An intentional, or hard skip, is a person who purposefully avoids his just and owing debts. Further, he may well be incurring additional debt with the intent to avoid payment. (Some might call that fraud.) He has studied how skip tracers work, so he knows what we look for. FYI, the intentional skip often stays with friends. Like a nomad, he goes from house to house, apartment to apartment, never connecting utilities in his own name, or re-registering a car when he moves, or using a credit card.
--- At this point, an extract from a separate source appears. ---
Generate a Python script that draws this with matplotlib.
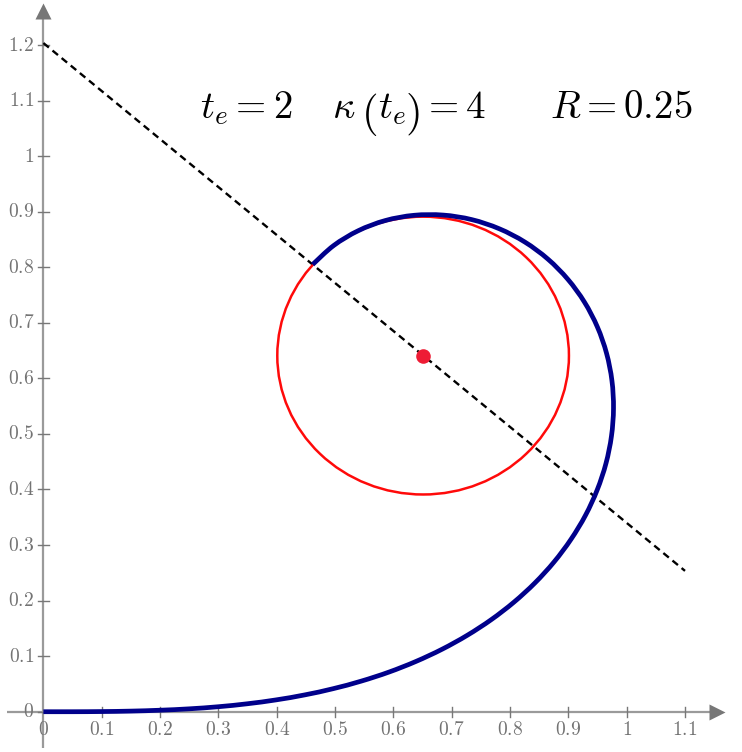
import matplotlib
matplotlib.use("Agg")
import numpy as np
import matplotlib.pyplot as plt
from matplotlib.patches import Circle, PathPatch
from matplotlib.path import Path

plt.rcParams['mathtext.fontset'] = 'cm'

# Curve points (x, y)
curve_x = [0.0, 0.05, 0.1, 0.15, 0.2, 0.2499, 0.3, 0.3495, 0.399, 0.4482,
           0.4969, 0.545, 0.5923, 0.6385, 0.6834, 0.7266, 0.7678, 0.8067,
           0.8427, 0.8755, 0.9045, 0.9294, 0.9495, 0.9645, 0.9739, 0.9774,
           0.9747, 0.9655, 0.9498, 0.9276, 0.8992, 0.8650, 0.8255, 0.7817,
           0.7345, 0.6853, 0.6354, 0.5863, 0.5399, 0.4977, 0.4615]
curve_y = [0.0, 0.0000, 0.0003, 0.0011, 0.0027, 0.0052, 0.009, 0.0143, 0.0213, 0.0303,
           0.0415, 0.0551, 0.0713, 0.0904, 0.1124, 0.1375, 0.1657, 0.1972,
           0.2318, 0.2696, 0.3103, 0.3536, 0.3994, 0.4470, 0.4961, 0.5460,
           0.5959, 0.6450, 0.6924, 0.7372, 0.7782, 0.8146, 0.8453, 0.8692,
           0.8857, 0.8939, 0.8935, 0.8841, 0.8658, 0.8391, 0.8048]

center = (0.651, 0.641)
radius = 0.25
normal_x = [0.0, 1.1]
normal_y = [1.2035, 0.2535]

xticks = [0, 0.1, 0.2, 0.3, 0.4, 0.5, 0.6, 0.7, 0.8, 0.9, 1, 1.1]
yticks = [0, 0.1, 0.2, 0.3, 0.4, 0.5, 0.6, 0.7, 0.8, 0.9, 1, 1.1, 1.2]

W, H = 742, 752
fig = plt.figure(figsize=(W / 100, H / 100), dpi=100)
ax = fig.add_axes([0, 0, 1, 1])
ax.set_xlim(-0.0744, 1.1977)
ax.set_ylim(-0.0725, 1.281)
ax.axis('off')

axis_col = '#9a9a9a'
tick_col = '#777777'
lab_col = '#737373'
# axes lines with arrows
ax.plot([-0.062, 1.16], [0, 0], color=axis_col, lw=1.6, zorder=1, solid_capstyle='butt')
ax.plot([0, 0], [-0.065, 1.26], color=axis_col, lw=1.6, zorder=1, solid_capstyle='butt')
ax.plot([1.155], [0], marker='>', markersize=11, color='#777777', mec='none', zorder=1)
ax.plot([0], [1.262], marker='^', markersize=11, color='#777777', mec='none', zorder=1)

# ticks
tl_x = 0.009
tl_y = 0.009
for xv in xticks:
    if xv != 0:
        ax.plot([xv, xv], [-tl_y, tl_y], color=tick_col, lw=1.0, zorder=1)
    ax.text(xv, -0.032, '$%s$' % ('%g' % xv), ha='center', va='center',
            fontsize=14, color=lab_col)
for yv in yticks:
    if yv != 0:
        ax.plot([-tl_x, tl_x], [yv, yv], color=tick_col, lw=1.0, zorder=1)
    ax.text(-0.016, yv, '$%s$' % ('%g' % yv), ha='right', va='center',
            fontsize=14, color=lab_col)
ax.plot([-tl_x, 0], [0, 0], color=tick_col, lw=1.0, zorder=1)

# normal line
ax.plot(normal_x, normal_y, color='black', lw=1.7, dashes=(3, 2), zorder=2)
# osculating circle
ax.add_patch(Circle(center, radius, fill=False, edgecolor='#ff0a0a', lw=1.8, zorder=3))

# curve: smooth line through the read points
P = np.column_stack([curve_x, curve_y])
verts = [P[0]]
codes = [Path.MOVETO]
n = len(P)
for i in range(n - 1):
    p0 = P[i - 1] if i > 0 else P[i]
    p3 = P[i + 2] if i + 2 < n else P[i + 1]
    c1 = P[i] + (P[i + 1] - p0) / 6.0
    c2 = P[i + 1] - (p3 - P[i]) / 6.0
    verts += [c1, c2, P[i + 1]]
    codes += [Path.CURVE4] * 3
ax.add_patch(PathPatch(Path(verts, codes), fill=False, edgecolor='#00008b', lw=3.4,
                       capstyle='butt', joinstyle='round', zorder=4))

# center point
ax.plot([center[0]], [center[1]], 'o', markersize=10.5, color='#ee1c35', mec='none', zorder=5)


def put(px, py, s, size=28):
    fig.text(px / W, 1 - py / H, s, fontsize=size, ha='left', va='baseline')


base = 118
put(200, base, r'$t_e=2$')
put(332, base, r'$\kappa$')
put(361, 125, r'$($', 31)
put(378, base, r'$t_e$')
put(405, 125, r'$)$', 31)
put(422.5, base, r'$=4$')
put(550, base, r'$R=0.25$')

fig.savefig('out.png', dpi=100)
Anyway, the ME guy had an interesting last name; so interesting that 42 other people had the same last name, in Manhattan alone! Now normally, a tracer could narrow that rather quickly. Here’s how. First, by using the DOB (date of birth), then the SSN, then the LKA (last known address). As well, we could use POE (place of employment), relatives, hobbies, and so on. None of this information was available, except for the year of birth. Come on now, do you know how many people are born in a given year? And yes, even with that same last name. No, we did not find him.

Maybe if he had been a Facebook fan…. Here’s more on using FB. I will focus on FB pictures. Composition is an essential element of photography. A good photographer shooting people places them in context with their surroundings. In fact, even a non-professional photographer usually places his friends, family, classmates, et al in front of or next to some place or object that is readily identifiable. You can see where this is going: right to her front door.

By the way, if you want more info from a professional photographer, here you go: Michelle at http://photographybyexposure.wordpress.com.

Another source would be – Ta Dah! a skiptracer. I use most of the sources mentioned above (except attorneys and slot machine websites), just for starters. It’s a series of rule-outs, just like your doctor does, when you have a bellyache. I also use websites specialized for investigative research, special databases, reverse cell numbers, other skiptracers, and so on. Most importantly, I report an address only when I have been able to verify that the party is actually staying there (notice I did not say she lives there), which means either (1) I have spoken with the skip or (2) multiple sources, previously reliable, have validated the skip’s location.